«Riconoscere lo stato di Palestina». Fissando questa priorità, soddisfatti di poter presentare finalmente un obiettivo condiviso, Pd e 5 Stelle ieri hanno annunciato in pompa magna una «mozione unitaria» su Gaza. Priva di riferimenti al massacro antisemita del 7 ottobre, la mozione concede solo un frettoloso, protocollare riferimento alla «sicurezza di Israele», e individua nella nascita - unilaterale e praticamente incondizionata - dello Stato arabo palestinese (non meglio precisato per confini, potere politico ed effettività) la chiave di volta per risolvere magicamente l’intricatissima questione mediorientale, drammaticamente tornata alla guerra dopo l’attacco di Hamas e la fine del cessate il fuoco.
Basta leggere il documento per verificare come, per l’ennesima volta, la sinistra italiana abbia ignorato la vera e propria lezione che - inascoltato, anche su questo - le ha dato per decenni un «compagno scomodo» come Marco Pannella. Liberale, nonviolento, «ebreo» e sionista, il leader radicale, scomparso ormai 9 anni fa, ha sempre messo in guardia sui pericoli della formula «Due popoli, due Stati». «Due popoli, due democrazie!» tuonava infatti Pannella, che scherzando amava presentarsi come «spia della Cia e del Mossad», ma più seriamente ammoniva su illusioni e abbagli storici del «pacifismo».
Una voce nel deserto, come si vede ancora oggi. Tempi e contenuti dell’iniziativa adottata ieri, infatti, tradiscono l’ostilità di fondo del «Campo largo» per le ragioni dello Stato ebraico. La stessa sintesi che propone la segretaria del Pd, Elly Schlein sottolinea tra gli obiettivi dell’atto di indirizzo - che sarà con ogni probabilità bocciato in Parlamento - non solo lo stop alla fornitura di armi a Israele ma anche le «sanzioni in sede europea contro il governo israeliano», che nella analisi della sinistra (viziata da un imprinting ideologico che arriva dal Pci, quindi da Mosca) deve essere immancabilmente considerato alla stregua dei terroristi, se non peggio, quando si analizzano le cause del conflitto.

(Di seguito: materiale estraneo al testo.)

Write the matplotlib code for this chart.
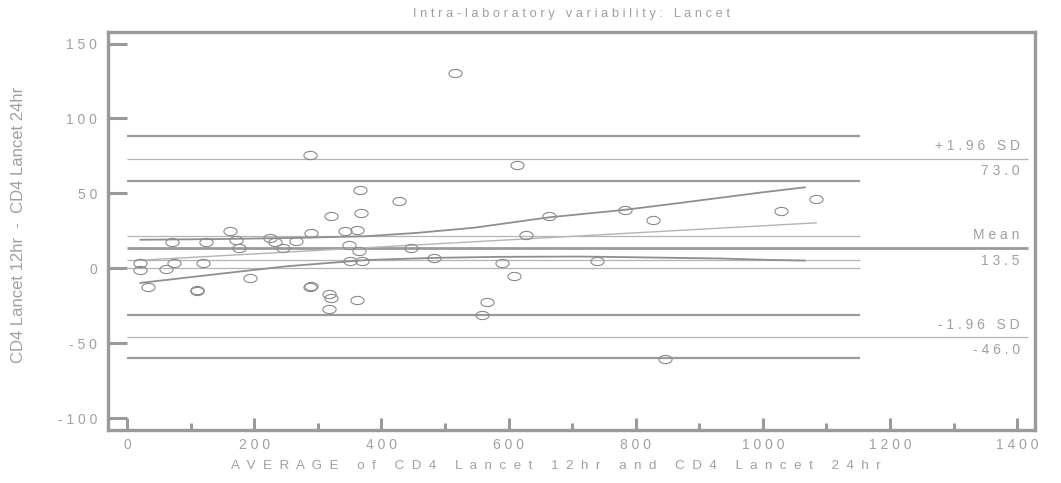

Ovviamente un’impostazione così settaria, vicina a quella delle piazze in cui si gridano slogan d’odio contro lo Stato ebraico, ha suscitato l’indignazione di tanti ebrei anche italiani. Ma la mozione non è solo faziosa, è animata anche dall’illusione «statalista» in virtù della quale basterà concedere terra a chicchessia - e darle una forma di Stato - per ottenere in cambio pace. Contro questa illusione statalista, foriera di nuovi lutti e tragedie, per tutta la vita si era battuto proprio Pannella.
Certo, è sempre esercizio difficile e rischioso azzardare il «cosa avrebbe detto, o fatto» se fosse ancora vivo, un protagonista della storia o della politica. E si può immaginare che il capo radicale - già all’epoca impegnato a denunciare il deterioramento della «democrazia reale», in Israele come in Europa e a chiedere l’adesione di Israele all’Ue - avrebbe anche colto limiti e contraddizioni della attuale politica israeliana. Ma quel che è sicuro è il suo giudizio sulla formula dei «Due popoli, due Stati».
Sicuro perché, cosa ne pensasse, il leader radicale lo ha spiegato in numerosissime occasioni, in cui fece intendere come un nascente Stato arabo non democratico - o magari islamista - avrebbe avuto come ragione fondativa, inevitabilmente, la distruzione della democrazia vicina. Fra queste occasioni, una è particolarmente chiara e incontestabile, la dichiarazione resa a Strasburgo il 16 novembre 2006 sulla risoluzione del Parlamento europeo sulla situazione a Gaza: «A nome del Partito Radicale Transnazionale - disse - ho votato convintamente contro la risoluzione sulla situazione nella Striscia di Gaza (così come avrei fatto per tutte le proposte di tutti i vari "Gruppi" ritenendo tutte le risoluzioni presentate inadeguate a risolvere i problemi strutturali del Medio Oriente». «Non credo che la posizione comune europea sul conflitto più antico del Medio Oriente possa continuare ad essere la vecchia politica dei "due popoli, due Stati"» disse, proponendo la sua lettura democratica e anti-nazionalista.